DATA BLOCK:
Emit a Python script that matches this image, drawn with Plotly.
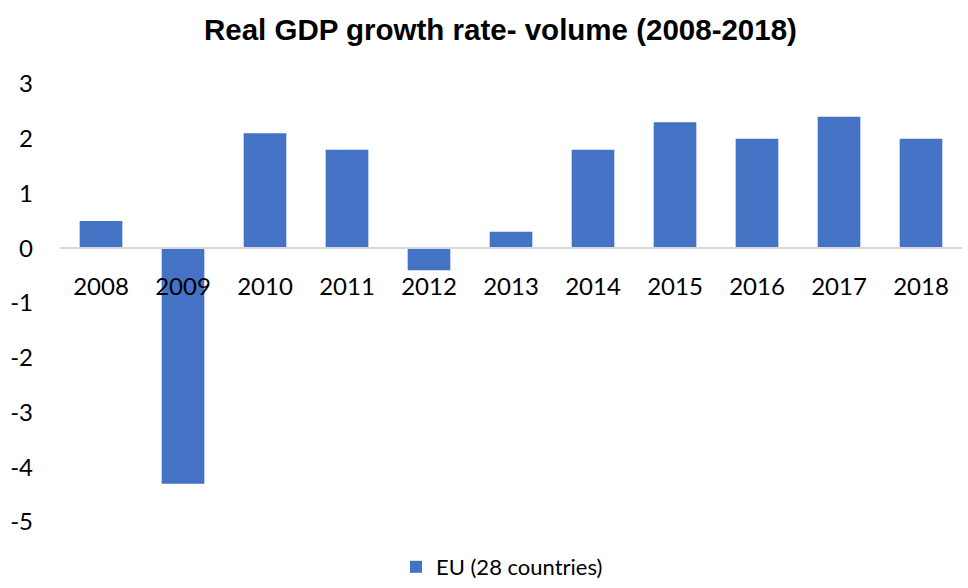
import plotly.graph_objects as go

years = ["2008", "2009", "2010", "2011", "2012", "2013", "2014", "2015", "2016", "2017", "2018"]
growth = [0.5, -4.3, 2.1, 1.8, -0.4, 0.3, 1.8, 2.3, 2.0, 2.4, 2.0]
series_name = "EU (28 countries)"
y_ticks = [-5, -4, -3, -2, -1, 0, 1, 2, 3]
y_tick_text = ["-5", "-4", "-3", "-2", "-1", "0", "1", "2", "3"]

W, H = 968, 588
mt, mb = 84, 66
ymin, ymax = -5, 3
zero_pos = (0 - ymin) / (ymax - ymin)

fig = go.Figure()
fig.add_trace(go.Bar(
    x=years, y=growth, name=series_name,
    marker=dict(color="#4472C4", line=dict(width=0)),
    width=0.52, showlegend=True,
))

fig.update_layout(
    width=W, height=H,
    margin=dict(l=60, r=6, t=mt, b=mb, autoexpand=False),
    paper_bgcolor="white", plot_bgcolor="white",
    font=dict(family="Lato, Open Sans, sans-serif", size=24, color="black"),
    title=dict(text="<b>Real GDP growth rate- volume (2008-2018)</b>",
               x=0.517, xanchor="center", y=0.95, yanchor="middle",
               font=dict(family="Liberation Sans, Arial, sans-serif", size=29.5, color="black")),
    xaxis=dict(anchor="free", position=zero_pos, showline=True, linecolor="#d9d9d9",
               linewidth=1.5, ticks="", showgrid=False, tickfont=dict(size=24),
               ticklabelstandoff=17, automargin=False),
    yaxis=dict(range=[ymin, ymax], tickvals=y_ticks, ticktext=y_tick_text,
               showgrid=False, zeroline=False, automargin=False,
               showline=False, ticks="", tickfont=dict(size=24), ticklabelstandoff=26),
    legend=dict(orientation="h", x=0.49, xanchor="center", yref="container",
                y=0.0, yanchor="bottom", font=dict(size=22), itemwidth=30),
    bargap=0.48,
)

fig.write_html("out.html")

AIM OF THE EXERCISE:
Print the listing above in full, exactly as written. Omit any pictures.

ANSWER FOR THE TASK:
Emit a Python script that matches this image, drawn with Plotly.
import plotly.graph_objects as go

years = ["2008", "2009", "2010", "2011", "2012", "2013", "2014", "2015", "2016", "2017", "2018"]
growth = [0.5, -4.3, 2.1, 1.8, -0.4, 0.3, 1.8, 2.3, 2.0, 2.4, 2.0]
series_name = "EU (28 countries)"
y_ticks = [-5, -4, -3, -2, -1, 0, 1, 2, 3]
y_tick_text = ["-5", "-4", "-3", "-2", "-1", "0", "1", "2", "3"]

W, H = 968, 588
mt, mb = 84, 66
ymin, ymax = -5, 3
zero_pos = (0 - ymin) / (ymax - ymin)

fig = go.Figure()
fig.add_trace(go.Bar(
    x=years, y=growth, name=series_name,
    marker=dict(color="#4472C4", line=dict(width=0)),
    width=0.52, showlegend=True,
))

fig.update_layout(
    width=W, height=H,
    margin=dict(l=60, r=6, t=mt, b=mb, autoexpand=False),
    paper_bgcolor="white", plot_bgcolor="white",
    font=dict(family="Lato, Open Sans, sans-serif", size=24, color="black"),
    title=dict(text="<b>Real GDP growth rate- volume (2008-2018)</b>",
               x=0.517, xanchor="center", y=0.95, yanchor="middle",
               font=dict(family="Liberation Sans, Arial, sans-serif", size=29.5, color="black")),
    xaxis=dict(anchor="free", position=zero_pos, showline=True, linecolor="#d9d9d9",
               linewidth=1.5, ticks="", showgrid=False, tickfont=dict(size=24),
               ticklabelstandoff=17, automargin=False),
    yaxis=dict(range=[ymin, ymax], tickvals=y_ticks, ticktext=y_tick_text,
               showgrid=False, zeroline=False, automargin=False,
               showline=False, ticks="", tickfont=dict(size=24), ticklabelstandoff=26),
    legend=dict(orientation="h", x=0.49, xanchor="center", yref="container",
                y=0.0, yanchor="bottom", font=dict(size=22), itemwidth=30),
    bargap=0.48,
)

fig.write_html("out.html")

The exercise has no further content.